== Aim of the task ==
The lines below are to be quoted exactly, from the first through the one that contains "var xt = xTicks[k], yt = yTicks[k];".

== Provided entries ==
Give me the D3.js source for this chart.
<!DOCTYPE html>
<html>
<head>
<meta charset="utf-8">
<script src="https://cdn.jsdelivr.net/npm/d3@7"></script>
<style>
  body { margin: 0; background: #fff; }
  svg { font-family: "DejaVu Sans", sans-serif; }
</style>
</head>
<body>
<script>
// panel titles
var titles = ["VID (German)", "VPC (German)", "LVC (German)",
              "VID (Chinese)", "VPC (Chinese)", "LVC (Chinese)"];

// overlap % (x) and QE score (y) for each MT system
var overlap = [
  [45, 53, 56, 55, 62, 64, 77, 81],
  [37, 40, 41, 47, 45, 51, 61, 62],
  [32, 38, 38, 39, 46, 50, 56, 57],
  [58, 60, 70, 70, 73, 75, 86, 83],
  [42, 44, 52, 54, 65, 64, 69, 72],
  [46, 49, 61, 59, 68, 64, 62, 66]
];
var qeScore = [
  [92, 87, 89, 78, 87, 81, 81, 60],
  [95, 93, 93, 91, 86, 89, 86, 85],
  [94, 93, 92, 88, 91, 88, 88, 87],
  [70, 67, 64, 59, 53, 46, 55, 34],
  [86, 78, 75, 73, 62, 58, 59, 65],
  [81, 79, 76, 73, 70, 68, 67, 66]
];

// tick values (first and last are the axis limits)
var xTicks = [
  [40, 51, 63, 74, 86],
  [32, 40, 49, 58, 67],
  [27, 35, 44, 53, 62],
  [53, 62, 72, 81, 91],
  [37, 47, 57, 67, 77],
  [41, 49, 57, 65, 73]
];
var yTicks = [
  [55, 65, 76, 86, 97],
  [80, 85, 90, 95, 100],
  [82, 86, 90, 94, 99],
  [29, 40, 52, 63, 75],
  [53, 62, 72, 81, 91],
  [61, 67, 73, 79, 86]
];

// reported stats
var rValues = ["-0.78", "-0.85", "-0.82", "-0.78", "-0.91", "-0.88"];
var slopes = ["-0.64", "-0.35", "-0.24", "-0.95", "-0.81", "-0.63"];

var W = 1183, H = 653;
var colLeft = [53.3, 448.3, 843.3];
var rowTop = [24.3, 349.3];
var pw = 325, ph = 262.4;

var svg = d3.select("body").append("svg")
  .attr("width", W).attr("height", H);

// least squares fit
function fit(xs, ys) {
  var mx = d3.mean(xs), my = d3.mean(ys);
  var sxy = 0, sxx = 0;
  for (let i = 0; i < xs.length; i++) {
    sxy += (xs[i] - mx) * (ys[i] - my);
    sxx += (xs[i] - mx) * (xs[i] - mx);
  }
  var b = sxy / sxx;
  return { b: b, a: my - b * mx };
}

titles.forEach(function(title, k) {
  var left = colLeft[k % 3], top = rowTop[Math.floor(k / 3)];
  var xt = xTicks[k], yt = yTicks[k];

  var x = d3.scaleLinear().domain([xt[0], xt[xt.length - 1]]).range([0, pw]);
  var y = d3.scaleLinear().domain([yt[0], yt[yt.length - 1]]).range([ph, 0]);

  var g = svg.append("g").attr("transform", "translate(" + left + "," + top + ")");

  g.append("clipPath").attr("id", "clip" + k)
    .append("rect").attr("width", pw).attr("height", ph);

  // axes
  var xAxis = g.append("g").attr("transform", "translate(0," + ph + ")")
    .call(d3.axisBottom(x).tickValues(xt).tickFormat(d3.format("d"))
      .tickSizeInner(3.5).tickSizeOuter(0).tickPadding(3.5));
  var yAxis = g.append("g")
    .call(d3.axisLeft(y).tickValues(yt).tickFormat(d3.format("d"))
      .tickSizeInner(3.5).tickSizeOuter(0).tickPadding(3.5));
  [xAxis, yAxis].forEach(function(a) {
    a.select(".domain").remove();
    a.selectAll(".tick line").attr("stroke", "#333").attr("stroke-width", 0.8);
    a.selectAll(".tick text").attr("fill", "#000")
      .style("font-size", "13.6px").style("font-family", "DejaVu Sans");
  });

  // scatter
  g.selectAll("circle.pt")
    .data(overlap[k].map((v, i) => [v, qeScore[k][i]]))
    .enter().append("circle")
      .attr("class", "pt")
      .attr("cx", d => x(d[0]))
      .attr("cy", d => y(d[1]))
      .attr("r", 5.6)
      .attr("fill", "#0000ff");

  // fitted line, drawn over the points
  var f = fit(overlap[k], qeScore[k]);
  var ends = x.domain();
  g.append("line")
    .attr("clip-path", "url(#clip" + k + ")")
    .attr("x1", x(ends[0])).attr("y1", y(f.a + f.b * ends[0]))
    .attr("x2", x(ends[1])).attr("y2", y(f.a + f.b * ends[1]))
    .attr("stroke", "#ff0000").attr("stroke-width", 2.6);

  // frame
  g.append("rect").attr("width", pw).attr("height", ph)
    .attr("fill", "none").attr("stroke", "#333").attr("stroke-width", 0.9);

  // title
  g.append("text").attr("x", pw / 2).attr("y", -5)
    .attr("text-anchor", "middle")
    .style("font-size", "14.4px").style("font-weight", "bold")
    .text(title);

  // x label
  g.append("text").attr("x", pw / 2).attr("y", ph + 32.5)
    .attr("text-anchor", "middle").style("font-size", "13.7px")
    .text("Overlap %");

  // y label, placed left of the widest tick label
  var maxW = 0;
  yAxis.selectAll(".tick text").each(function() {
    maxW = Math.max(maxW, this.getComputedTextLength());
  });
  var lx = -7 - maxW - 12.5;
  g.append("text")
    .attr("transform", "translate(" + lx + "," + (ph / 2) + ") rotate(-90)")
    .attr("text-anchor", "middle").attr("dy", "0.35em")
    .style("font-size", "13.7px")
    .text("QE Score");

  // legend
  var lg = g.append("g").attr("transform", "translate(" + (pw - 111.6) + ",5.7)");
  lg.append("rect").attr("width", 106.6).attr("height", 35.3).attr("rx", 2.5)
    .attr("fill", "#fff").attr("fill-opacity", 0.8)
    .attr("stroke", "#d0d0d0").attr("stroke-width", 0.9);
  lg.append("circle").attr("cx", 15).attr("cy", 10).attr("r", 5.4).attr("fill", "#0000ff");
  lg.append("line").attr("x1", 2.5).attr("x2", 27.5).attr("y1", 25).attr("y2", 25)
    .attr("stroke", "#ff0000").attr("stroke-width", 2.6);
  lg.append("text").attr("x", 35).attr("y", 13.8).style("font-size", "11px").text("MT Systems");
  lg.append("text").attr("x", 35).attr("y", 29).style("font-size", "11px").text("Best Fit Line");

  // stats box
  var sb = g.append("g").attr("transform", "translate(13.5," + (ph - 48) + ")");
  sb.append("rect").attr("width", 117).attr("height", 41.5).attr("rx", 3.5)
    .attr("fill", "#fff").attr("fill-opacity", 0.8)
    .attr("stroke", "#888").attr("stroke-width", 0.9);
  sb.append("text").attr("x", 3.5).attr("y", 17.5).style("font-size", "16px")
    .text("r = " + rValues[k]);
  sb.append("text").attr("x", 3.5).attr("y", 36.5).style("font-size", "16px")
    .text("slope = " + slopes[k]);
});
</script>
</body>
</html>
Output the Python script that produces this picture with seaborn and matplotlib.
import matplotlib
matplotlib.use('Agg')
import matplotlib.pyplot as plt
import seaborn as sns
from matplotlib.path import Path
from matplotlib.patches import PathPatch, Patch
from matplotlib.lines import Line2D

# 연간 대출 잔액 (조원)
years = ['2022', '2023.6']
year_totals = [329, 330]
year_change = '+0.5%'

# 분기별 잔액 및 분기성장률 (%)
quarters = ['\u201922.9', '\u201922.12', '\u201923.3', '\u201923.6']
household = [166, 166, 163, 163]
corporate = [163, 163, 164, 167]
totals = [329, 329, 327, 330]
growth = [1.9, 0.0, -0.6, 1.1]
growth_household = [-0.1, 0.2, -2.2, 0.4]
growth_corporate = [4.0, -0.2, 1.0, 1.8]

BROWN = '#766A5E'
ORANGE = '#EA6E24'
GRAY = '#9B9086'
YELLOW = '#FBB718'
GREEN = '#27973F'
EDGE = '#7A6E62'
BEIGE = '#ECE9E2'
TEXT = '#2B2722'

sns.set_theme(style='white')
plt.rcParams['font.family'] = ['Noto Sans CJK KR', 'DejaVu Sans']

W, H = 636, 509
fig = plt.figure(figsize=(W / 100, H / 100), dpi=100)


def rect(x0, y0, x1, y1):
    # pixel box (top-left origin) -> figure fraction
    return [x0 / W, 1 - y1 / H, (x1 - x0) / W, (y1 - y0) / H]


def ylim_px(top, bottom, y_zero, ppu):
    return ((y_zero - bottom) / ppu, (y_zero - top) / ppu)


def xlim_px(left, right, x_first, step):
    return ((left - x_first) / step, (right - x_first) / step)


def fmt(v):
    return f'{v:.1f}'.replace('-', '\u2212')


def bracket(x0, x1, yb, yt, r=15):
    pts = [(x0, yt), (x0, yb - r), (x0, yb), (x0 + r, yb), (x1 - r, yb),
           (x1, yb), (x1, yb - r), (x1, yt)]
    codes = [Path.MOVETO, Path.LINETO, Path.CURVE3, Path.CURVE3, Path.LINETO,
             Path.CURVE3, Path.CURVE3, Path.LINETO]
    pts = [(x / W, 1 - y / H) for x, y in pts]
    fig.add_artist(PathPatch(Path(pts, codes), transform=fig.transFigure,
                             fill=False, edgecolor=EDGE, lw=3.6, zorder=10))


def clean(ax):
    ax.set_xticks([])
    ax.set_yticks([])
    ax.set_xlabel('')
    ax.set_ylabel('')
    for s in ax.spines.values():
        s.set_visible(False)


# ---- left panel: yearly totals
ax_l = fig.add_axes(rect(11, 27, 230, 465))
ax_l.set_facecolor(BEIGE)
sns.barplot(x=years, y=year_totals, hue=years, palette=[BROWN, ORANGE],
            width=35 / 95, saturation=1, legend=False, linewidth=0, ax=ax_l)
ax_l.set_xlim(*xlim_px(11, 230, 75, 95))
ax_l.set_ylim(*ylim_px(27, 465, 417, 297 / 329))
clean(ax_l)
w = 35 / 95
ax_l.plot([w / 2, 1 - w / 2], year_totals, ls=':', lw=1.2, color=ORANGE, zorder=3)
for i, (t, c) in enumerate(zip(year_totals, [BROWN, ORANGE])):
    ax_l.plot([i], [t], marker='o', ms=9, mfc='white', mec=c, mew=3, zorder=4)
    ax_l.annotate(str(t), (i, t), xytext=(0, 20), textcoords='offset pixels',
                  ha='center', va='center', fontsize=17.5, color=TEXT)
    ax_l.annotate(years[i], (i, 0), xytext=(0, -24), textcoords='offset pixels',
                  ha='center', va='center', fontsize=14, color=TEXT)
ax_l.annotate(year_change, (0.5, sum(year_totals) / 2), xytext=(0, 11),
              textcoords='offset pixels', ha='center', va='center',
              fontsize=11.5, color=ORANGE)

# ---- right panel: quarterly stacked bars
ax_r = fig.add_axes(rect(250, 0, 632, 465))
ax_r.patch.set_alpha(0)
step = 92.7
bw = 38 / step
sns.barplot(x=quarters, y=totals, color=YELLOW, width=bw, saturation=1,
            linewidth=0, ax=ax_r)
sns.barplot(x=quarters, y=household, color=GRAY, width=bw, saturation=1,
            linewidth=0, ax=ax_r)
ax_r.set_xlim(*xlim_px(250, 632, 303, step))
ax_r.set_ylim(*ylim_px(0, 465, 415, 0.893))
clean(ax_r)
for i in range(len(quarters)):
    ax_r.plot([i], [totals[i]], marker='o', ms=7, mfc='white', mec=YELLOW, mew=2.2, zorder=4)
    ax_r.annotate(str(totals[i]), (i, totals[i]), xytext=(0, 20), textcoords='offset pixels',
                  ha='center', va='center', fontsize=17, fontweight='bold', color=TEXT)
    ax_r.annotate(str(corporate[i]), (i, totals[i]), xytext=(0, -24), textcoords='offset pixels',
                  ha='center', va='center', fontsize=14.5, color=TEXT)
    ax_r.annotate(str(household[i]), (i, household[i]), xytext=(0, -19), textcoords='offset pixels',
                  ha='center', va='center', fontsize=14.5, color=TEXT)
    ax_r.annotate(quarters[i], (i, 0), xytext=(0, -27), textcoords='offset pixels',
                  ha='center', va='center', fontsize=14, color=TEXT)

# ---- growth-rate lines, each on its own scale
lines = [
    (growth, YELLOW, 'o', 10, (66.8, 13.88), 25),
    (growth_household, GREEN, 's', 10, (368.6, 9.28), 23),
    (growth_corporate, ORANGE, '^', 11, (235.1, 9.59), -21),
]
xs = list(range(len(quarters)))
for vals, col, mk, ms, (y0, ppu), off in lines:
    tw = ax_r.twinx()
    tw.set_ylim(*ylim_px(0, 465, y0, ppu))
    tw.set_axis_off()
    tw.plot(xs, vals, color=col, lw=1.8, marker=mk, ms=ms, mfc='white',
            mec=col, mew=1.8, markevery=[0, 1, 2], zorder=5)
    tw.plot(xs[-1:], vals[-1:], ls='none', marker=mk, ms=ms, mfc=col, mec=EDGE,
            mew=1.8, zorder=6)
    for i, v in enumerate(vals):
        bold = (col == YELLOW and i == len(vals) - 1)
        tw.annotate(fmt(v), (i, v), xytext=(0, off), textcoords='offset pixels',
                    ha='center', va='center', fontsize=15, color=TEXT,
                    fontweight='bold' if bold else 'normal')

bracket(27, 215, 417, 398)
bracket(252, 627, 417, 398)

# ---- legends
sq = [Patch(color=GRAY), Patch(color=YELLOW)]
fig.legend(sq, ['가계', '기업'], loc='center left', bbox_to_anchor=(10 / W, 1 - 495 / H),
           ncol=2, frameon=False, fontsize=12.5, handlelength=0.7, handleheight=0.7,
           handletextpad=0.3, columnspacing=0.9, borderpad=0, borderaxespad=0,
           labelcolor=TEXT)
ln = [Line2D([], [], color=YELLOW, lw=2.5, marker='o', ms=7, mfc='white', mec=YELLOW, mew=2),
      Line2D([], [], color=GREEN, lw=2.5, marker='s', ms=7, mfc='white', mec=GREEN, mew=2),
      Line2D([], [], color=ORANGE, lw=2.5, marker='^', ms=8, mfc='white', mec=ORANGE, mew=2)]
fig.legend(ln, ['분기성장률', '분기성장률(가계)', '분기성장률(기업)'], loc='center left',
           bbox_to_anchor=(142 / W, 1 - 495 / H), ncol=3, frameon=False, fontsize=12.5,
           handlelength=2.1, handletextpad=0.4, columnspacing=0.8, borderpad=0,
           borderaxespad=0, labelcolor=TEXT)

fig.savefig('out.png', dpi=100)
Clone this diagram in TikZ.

== Exercise response ==
Give me the D3.js source for this chart.
<!DOCTYPE html>
<html>
<head>
<meta charset="utf-8">
<script src="https://cdn.jsdelivr.net/npm/d3@7"></script>
<style>
  body { margin: 0; background: #fff; }
  svg { font-family: "DejaVu Sans", sans-serif; }
</style>
</head>
<body>
<script>
// panel titles
var titles = ["VID (German)", "VPC (German)", "LVC (German)",
              "VID (Chinese)", "VPC (Chinese)", "LVC (Chinese)"];

// overlap % (x) and QE score (y) for each MT system
var overlap = [
  [45, 53, 56, 55, 62, 64, 77, 81],
  [37, 40, 41, 47, 45, 51, 61, 62],
  [32, 38, 38, 39, 46, 50, 56, 57],
  [58, 60, 70, 70, 73, 75, 86, 83],
  [42, 44, 52, 54, 65, 64, 69, 72],
  [46, 49, 61, 59, 68, 64, 62, 66]
];
var qeScore = [
  [92, 87, 89, 78, 87, 81, 81, 60],
  [95, 93, 93, 91, 86, 89, 86, 85],
  [94, 93, 92, 88, 91, 88, 88, 87],
  [70, 67, 64, 59, 53, 46, 55, 34],
  [86, 78, 75, 73, 62, 58, 59, 65],
  [81, 79, 76, 73, 70, 68, 67, 66]
];

// tick values (first and last are the axis limits)
var xTicks = [
  [40, 51, 63, 74, 86],
  [32, 40, 49, 58, 67],
  [27, 35, 44, 53, 62],
  [53, 62, 72, 81, 91],
  [37, 47, 57, 67, 77],
  [41, 49, 57, 65, 73]
];
var yTicks = [
  [55, 65, 76, 86, 97],
  [80, 85, 90, 95, 100],
  [82, 86, 90, 94, 99],
  [29, 40, 52, 63, 75],
  [53, 62, 72, 81, 91],
  [61, 67, 73, 79, 86]
];

// reported stats
var rValues = ["-0.78", "-0.85", "-0.82", "-0.78", "-0.91", "-0.88"];
var slopes = ["-0.64", "-0.35", "-0.24", "-0.95", "-0.81", "-0.63"];

var W = 1183, H = 653;
var colLeft = [53.3, 448.3, 843.3];
var rowTop = [24.3, 349.3];
var pw = 325, ph = 262.4;

var svg = d3.select("body").append("svg")
  .attr("width", W).attr("height", H);

// least squares fit
function fit(xs, ys) {
  var mx = d3.mean(xs), my = d3.mean(ys);
  var sxy = 0, sxx = 0;
  for (let i = 0; i < xs.length; i++) {
    sxy += (xs[i] - mx) * (ys[i] - my);
    sxx += (xs[i] - mx) * (xs[i] - mx);
  }
  var b = sxy / sxx;
  return { b: b, a: my - b * mx };
}

titles.forEach(function(title, k) {
  var left = colLeft[k % 3], top = rowTop[Math.floor(k / 3)];
  var xt = xTicks[k], yt = yTicks[k];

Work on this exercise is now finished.